The Danger Museum reflects this back in the form of a digital representation. Not in the spirit of an experiential museum in cyberspace, but instead as a paper-thin laser printed colour copy all over view with several different ways of showing the dynamics of any situation. Giving voice to the creeping feeling that every situation is the same –
right down to its emphasis on the local. In this manner the Danger Museum is as impervious to context as the art world itself. Happily swapping this gallery space for that, implanting this artwork into that setting, rearranging the players with the power of cut and paste and even subverting the temporal sequence of things by appearing at openings
before they have happened. Does this make the Danger Museum some kind of cock sure peripatetic institutional critique or is it relationally inclined? Neither is the case. Instead it arrives into town with the uncertainty of a participant observer, unsure of its role. Much like everybody else, its position is never properly defined, and so a highly formalised gallery map is made, a structure predicated on the art world, in which the museum appears as one element among many. This structure is composed from arrangements of people and places. From peoples expectations, their profession, their working environment, their milieu, their social skills, their taste, their clothes, their figure and their face as it forms a plane of colour or silhouette against a backdrop of exhibition architecture dotted with
artworks (in which they feature).
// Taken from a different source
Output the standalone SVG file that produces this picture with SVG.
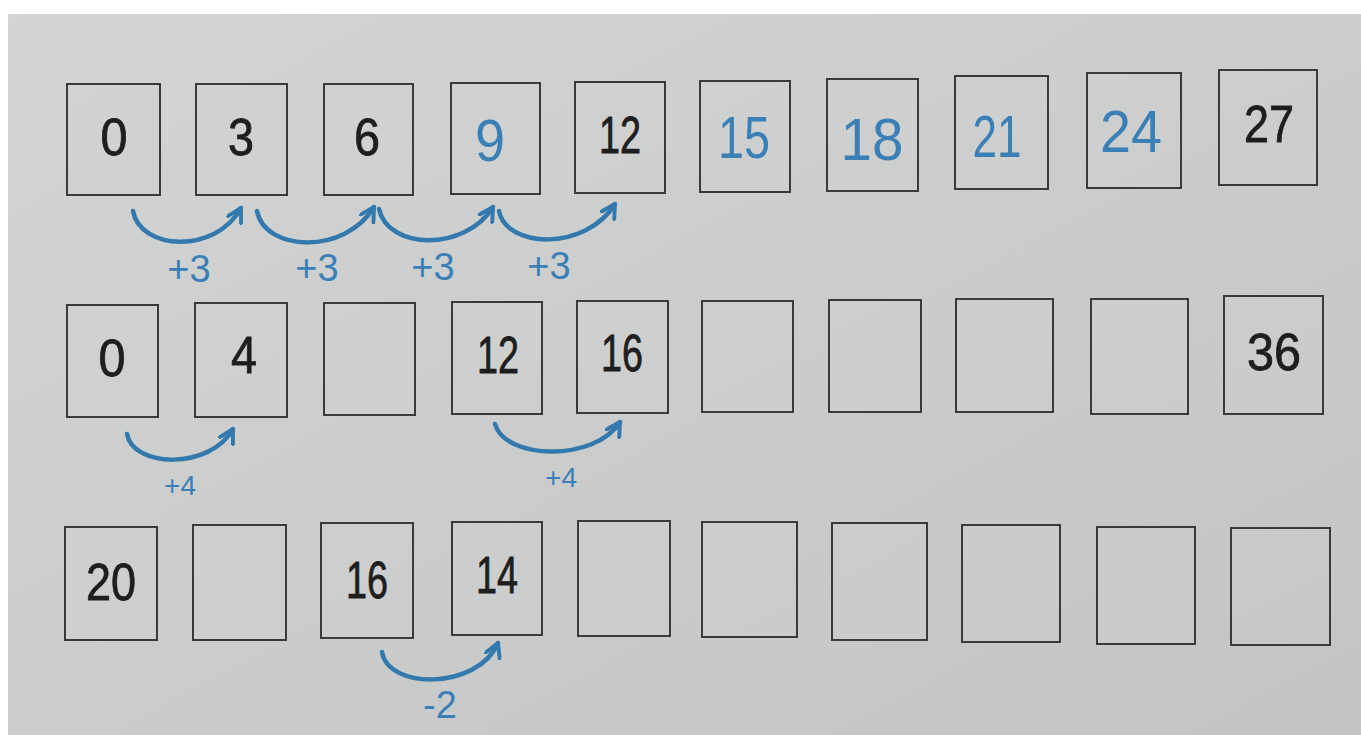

The Danger Museum is a social commentator, that, sensitive to the multiple nuances and quirks of the art circuit, its ambiguity and self conscious way of linking activity and meaning, finds itself unable to state a clear position. So instead it plays with the power of pictorial representation to simultaneously
augment and defuse meaning, to perform an archival role as well as to hypothesise about the future – as a possible re-configurations of the present.